One problem with passing on assets to children is knowing who will actually receive them. That is, the Will is made now but it is not possible to know the children's circumstances at some future time.
Once assets pass on death to a nominated person they then become available to a liquidator or bankruptcy trustee, family law court, former partner, or to a household with drugs or violence. These are vexing questions, and ones a traditional Will may not properly handle.
The solution may be a Testamentary Trust (T/T). Here, the assets do not go to the beneficiary but to a trust. There is no capital gains tax or stamp duty as these vest through a Will.
The children get control, but not ownership. Because the asset is not specifically theirs, a bankruptcy trustee or family court has no access to the asset.
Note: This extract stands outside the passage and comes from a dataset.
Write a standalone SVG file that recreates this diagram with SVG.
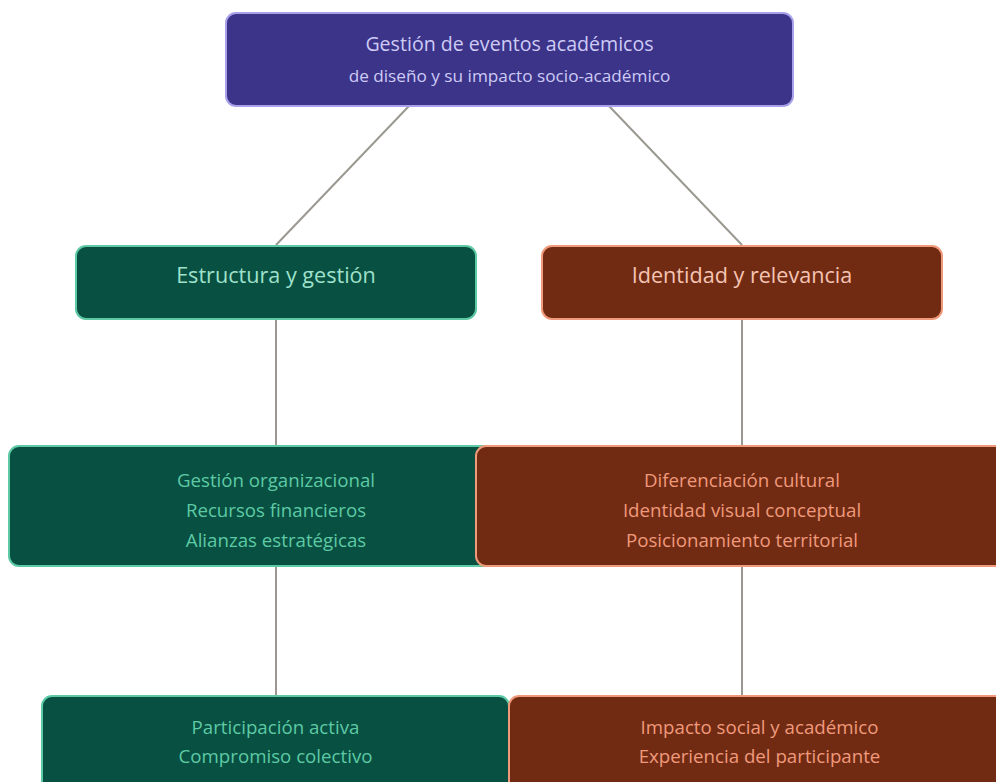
<svg xmlns="http://www.w3.org/2000/svg" width="996" height="782" viewBox="0 0 996 782">
<style>
text{font-family:"Open Sans","Noto Sans","DejaVu Sans",sans-serif;text-anchor:middle}
.edge{stroke:#9a9891;stroke-width:2;fill:none}
.pu{fill:#3c3489;stroke:#a9a2ea;stroke-width:2}
.gr{fill:#085041;stroke:#5dcaa5;stroke-width:2}
.br{fill:#712b13;stroke:#f0997b;stroke-width:2}
.tpu{fill:#cecbf6}
.tgr{fill:#9fe1cb}
.tgr2{fill:#5dcaa5}
.tbr{fill:#f5c4b3}
.tbr2{fill:#f0997b}
.t{font-size:19.6px}
.st{font-size:17.2px}
.h{font-size:21.6px}
.s{font-size:18.7px}
</style>
<rect width="996" height="782" fill="#ffffff"/>
<g id="connectors">
<line class="edge" x1="409" y1="106" x2="276" y2="245"/>
<line class="edge" x1="609" y1="106" x2="742" y2="245"/>
<line class="edge" x1="276" y1="320" x2="276" y2="446"/>
<line class="edge" x1="742" y1="320" x2="742" y2="446"/>
<line class="edge" x1="276" y1="566" x2="276" y2="696"/>
<line class="edge" x1="742" y1="566" x2="742" y2="696"/>
</g>
<g id="root">
<rect class="pu" x="226" y="13" width="567" height="93" rx="10"/>
<text class="tpu t" x="509.5" y="51">Gestión de eventos académicos</text>
<text class="tpu st" x="509.5" y="82">de diseño y su impacto socio-académico</text>
</g>
<g id="estructura">
<rect class="gr" x="76" y="246" width="400" height="73" rx="10"/>
<text class="tgr h" x="276" y="283">Estructura y gestión</text>
</g>
<g id="identidad">
<rect class="br" x="542" y="246" width="400" height="73" rx="10"/>
<text class="tbr h" x="742" y="283">Identidad y relevancia</text>
</g>
<g id="gestion">
<rect class="gr" x="9" y="446" width="534" height="120" rx="10"/>
<text class="tgr2 s" x="276" y="486.5">Gestión organizacional</text>
<text class="tgr2 s" x="276" y="516.5">Recursos financieros</text>
<text class="tgr2 s" x="276" y="546.5">Alianzas estratégicas</text>
</g>
<g id="diferenciacion">
<rect class="br" x="476" y="446" width="533" height="120" rx="10"/>
<text class="tbr2 s" x="742" y="486.5">Diferenciación cultural</text>
<text class="tbr2 s" x="742" y="516.5">Identidad visual conceptual</text>
<text class="tbr2 s" x="742" y="546.5">Posicionamiento territorial</text>
</g>
<g id="participacion">
<rect class="gr" x="42" y="696" width="467" height="100" rx="10"/>
<text class="tgr2 s" x="275.5" y="734">Participación activa</text>
<text class="tgr2 s" x="275.5" y="763">Compromiso colectivo</text>
</g>
<g id="impacto">
<rect class="br" x="509" y="696" width="501" height="100" rx="10"/>
<text class="tbr2 s" x="759.5" y="734">Impacto social y académico</text>
<text class="tbr2 s" x="759.5" y="763">Experiencia del participante</text>
</g>
</svg>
They are free to sell or change assets and share the benefits within their family group (but cannot remove the assets from the trust), whereas a normal Will restricts the benefits only to the new owner.
If the T/T has income or capital gains and those are directed to a minor beneficiary (child), the income is not taxed in their hands at penalty rates of 60% but at normal tax rates.
A T/T must be part of the Will when the Will is prepared. The T/T comes into existence by the executor handling the estate. The bulk of the Will may stay the same, the T/T is an additional matter. An executor cannot set up a T/T unless it is included in a Will.
This sort of treatment can even occur between spouses to protect their assets for their children. If the surviving spouse remarries and dies, assets can be retained for the original children and not the new partner and his/her family.
Use of a testamentary trust should be discussed with your solicitor, and if decided, have them amend your Will.